Dans la besace du soldat
Dès lors, pas étonnant que le Cenovis séduise rapidement la population en mal de goûts relevée. Cette pâte à la fois douce et amère, à la saveur inimitable d’un concentré de bouillon présente également un autre avantage: elle est riche en vitamine B1. De quoi offrir à cette pâte à tartiner une carrière militaire. Très vite, le Cenovis devient l’amie du soldat.

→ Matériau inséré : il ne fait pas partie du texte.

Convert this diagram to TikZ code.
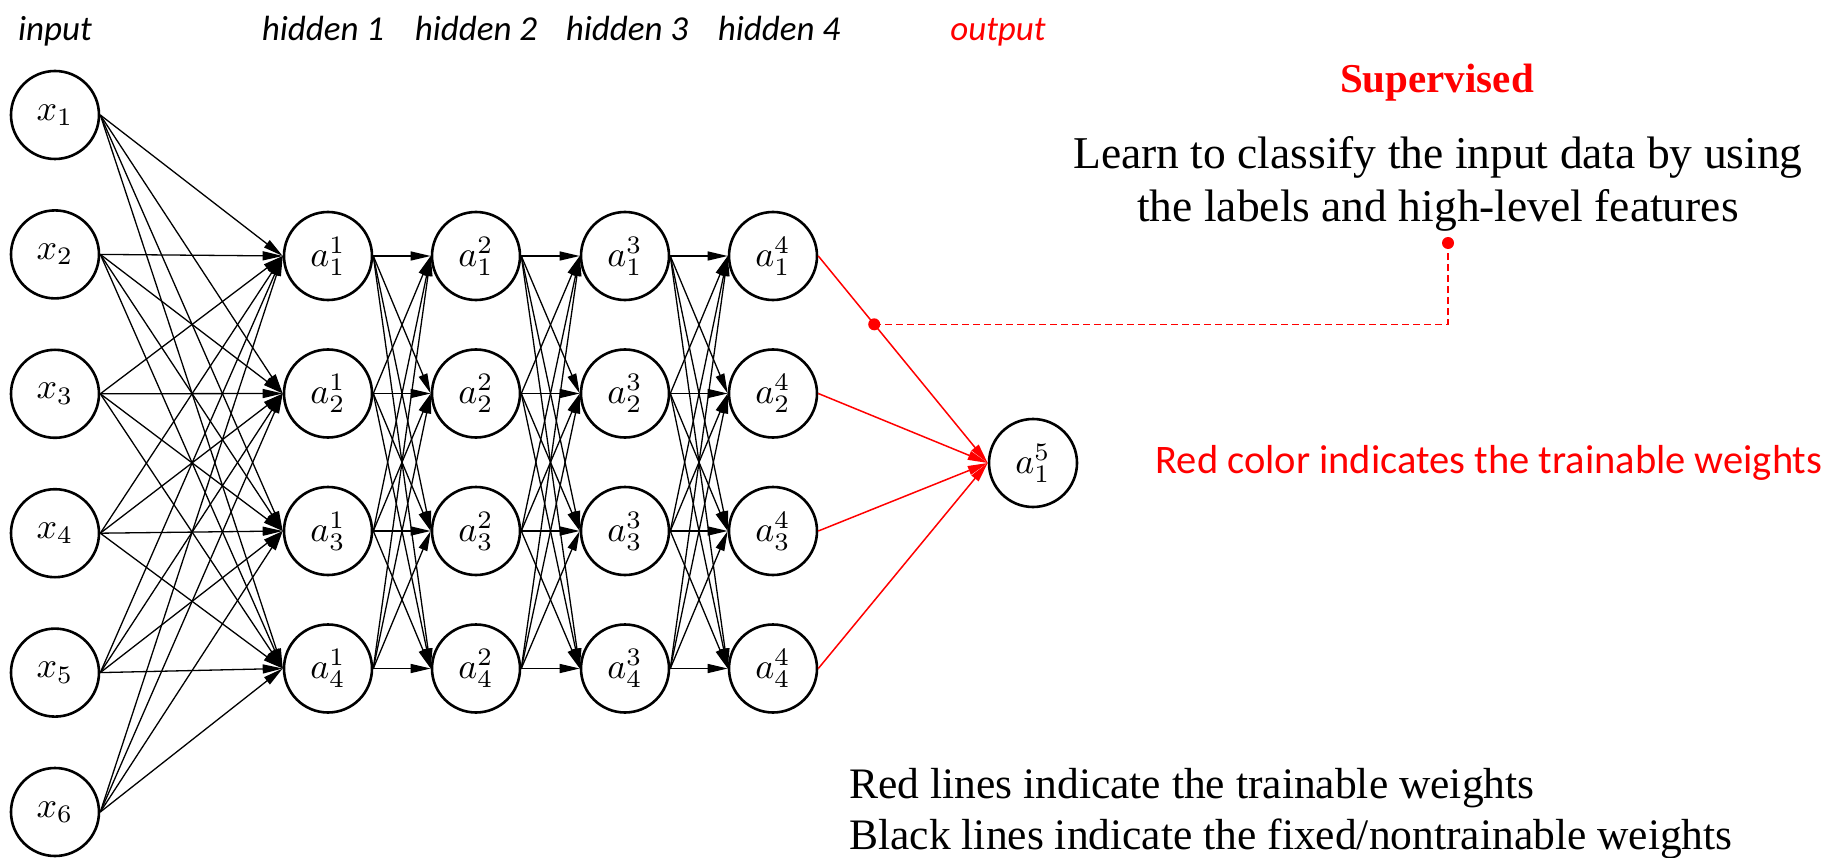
\documentclass[tikz,border=0pt]{standalone}
\usepackage{fontspec}
\usepackage{graphicx}
\setmainfont{Liberation Serif}
\newfontfamily\calibri{Carlito}
\usetikzlibrary{arrows.meta,calc}

% neuron labels: ordinary math, enlarged to the size of the circles
\newcommand\neurtext[1]{\scalebox{3.6}{$#1$}}

\tikzset{
  neuron/.style={circle, draw, line width=2.6pt, minimum size=88pt, inner sep=0pt},
  conn/.style={line width=1.3pt, -{Triangle[length=20pt,width=9pt]}},
  redconn/.style={conn, draw=red, fill=red, line width=1.5pt},
  layerlabel/.style={anchor=base, font=\calibri\itshape\fontsize{35}{42}\selectfont},
  reddot/.style={circle, fill=red, inner sep=0pt, minimum size=12pt},
  pointer/.style={draw=red, line width=1.5pt, dash pattern=on 7pt off 4pt}
}

\begin{document}
\begin{tikzpicture}[x=1pt, y=-1pt]
\useasboundingbox (0,0) rectangle (1843,858);

% layer titles
\node[layerlabel] (tin) at (55,41) {input};
\node[layerlabel] (th1) at (323,41) {hidden 1};
\node[layerlabel] (th2) at (476,41) {hidden 2};
\node[layerlabel] (th3) at (627,41) {hidden 3};
\node[layerlabel] (th4) at (779,41) {hidden 4};
\node[layerlabel, text=red] (tout) at (998,41) {output};

% input layer
\foreach \i in {1,...,6}
  \node[neuron] (x\i) at (55,{115+139.4*(\i-1)}) {\neurtext{x_{\i}}};

% hidden layers
\foreach \l/\cx in {1/328,2/476,3/625,4/773}
  \foreach \j in {1,...,4}
    \node[neuron] (h\l\j) at (\cx,{256+137.5*(\j-1)}) {\neurtext{a^{\l}_{\j}}};

% output neuron
\node[neuron] (out) at (1033,463) {\neurtext{a^{5}_{1}}};

% fixed weights
\foreach \i in {1,...,6}
  \foreach \j in {1,...,4}
    \draw[conn] (x\i.east) -- (h1\j.west);
\foreach \l/\m in {1/2,2/3,3/4}
  \foreach \i in {1,...,4}
    \foreach \j in {1,...,4}
      \draw[conn] (h\l\i.east) -- (h\m\j.west);

% trainable weights
\foreach \j in {1,...,4}
  \draw[redconn] (h4\j.east) -- (out.west);

% pointer from the trainable weights to the description
\coordinate (onw) at ($(h41.east)!0.33!(out.west)$);
\coordinate (txtpt) at (1448,243);
\coordinate (corner) at (txtpt |- onw);
\draw[pointer] (onw) -- (corner) -- (txtpt);
\node[reddot] (d1) at (onw) {};
\node[reddot] (d2) at (txtpt) {};

% descriptions (base anchor = baseline of the last line)
\node[anchor=base, text=red, font=\bfseries\fontsize{41}{48}\selectfont] (sup) at (1437,93) {Supervised};
\node[anchor=base, align=center, font=\fontsize{45.5}{53}\selectfont] (learn) at (1438,222)
  {Learn to classify the input data by using\\the labels and high-level features};
\node[anchor=base west, text=red, font=\calibri\fontsize{40.5}{48}\selectfont] (redcol) at (1152,473)
  {Red color indicates the trainable weights};
\node[anchor=base west, align=left, font=\fontsize{43.5}{51}\selectfont] (legend) at (846,849)
  {Red lines indicate the trainable weights\\Black lines indicate the fixed/nontrainable weights};
\end{tikzpicture}
\end{document}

En 1955, le Cenovis se glisse même dans la ration de secours des écoles de recrue et des cours de répétition.
Avec le développement rapide l’industrie agro-alimentaire, le Cenovis perd de son attractivité, concurrencé par toute une gamme de produits qui lui disputent sa présence au petit-déjeuner: confitures industrielles et céréales de toutes sortes font leur entrée sur les rayons des nouveaux supermarchés. Le Cenovis ne disparaît pas complètement, mais il est cantonné aux tartines de goûters d’anniversaire. La Suisse romande lui fera plus longtemps la fête qu’en Suisse alémanique, où il finit carrément par être oublié.
Il faudra le souvenir d’enfance de Michel Yagchi, banquier suisse d’origine irakienne, pour lui redonner des couleurs. Cenovis lui rappelait son séjour en pension à Château-d’Œx. Ce financier rachète la marque en 1999. En 2008, après avoir subi des années de cure de jouvence, elle repasse en mains alémaniques. C’est désormais Sonaris, une société basée à Arisdorf (BL), qui assure la production de l’indétrônable Cenovis.


La pâte revient de loin
Dès les années septante, le Cenovis se vend de moins en moins bien, au risque de la disparition de la production. Le rachat en 1999 de la marque par le financier genevois Michel Yagchi s’accompagne d’une campagne publicitaire de grande ampleur. Entre 2000 et 2001, le chiffre d’affaires de l’entreprise augmente de près de 50%. Le déplacement de la production dans la Cité de Calvin contribuera notamment à entretenir la nostalgie et l’habitude de ce produit en Suisse romande. Aujourd’hui, le Cenovis est vendu dans toutes les chaînes de distribution suisse et aussi dans certaines épiceries et d’autres magasins, mais pas systématiquement.


Latin de cuisine
Le terme Cenovis dériverait, selon la version officielle, de la fusion des mots latins cena, cenae (repas) et vis, roboris (force) et signifierait approximativement: aliment fortifiant.


Aussi en condiment
En version liquide ou en poudre, le Cenovis est employé comme condiment dans des préparations culinaires variées. Dans sa version liquide, du condiment au soja est rajouté aux ingrédients de base. Le Cenovis en poudre est composé quant à lui de sel marin de geyser d’Islande iodé, levure en poudre, amidon modifié, extrait de levures, légumes, graisse végétale hydrogénée, épices, anti-agglomérant (E 551).


Comment ça se mange
Pour celles et ceux qui ne le sauraient pas, le Cenovis se consomme de préférence sur une tartine beurrée au petit-déjeuner. Il est aussi d’usage de l’ajouter aux potages et aux sauces, pour l’assaisonnement des salades ou bien pour raviver la saveur des sandwiches. Considéré comme un produit sain, il est conseillé par certains organismes suisses de protection de la santé.


Le sel en question
Bien entendu, le Cenovis aura été examinée sous toutes les coutures par les nutritionnistes. Ceux-ci n’auront pas manqué de relever un taux de sel élevé: 7 à 9% de NaCI, ce qui n’est pas rien. La pâte à tartiner rentrerait ainsi dans la catégorie de produits peu conseillés pour la tension. Bon, bon… Mais le Cenovis a plus d’un tour dans son sac. La pâte à tartiner est désormais aussi proposée à base de sel marin, qui contient 60% de moins de sodium que le sel de cuisine. Et si vraiment, il existe même un Cenovis sans la moindre trace de NaCI.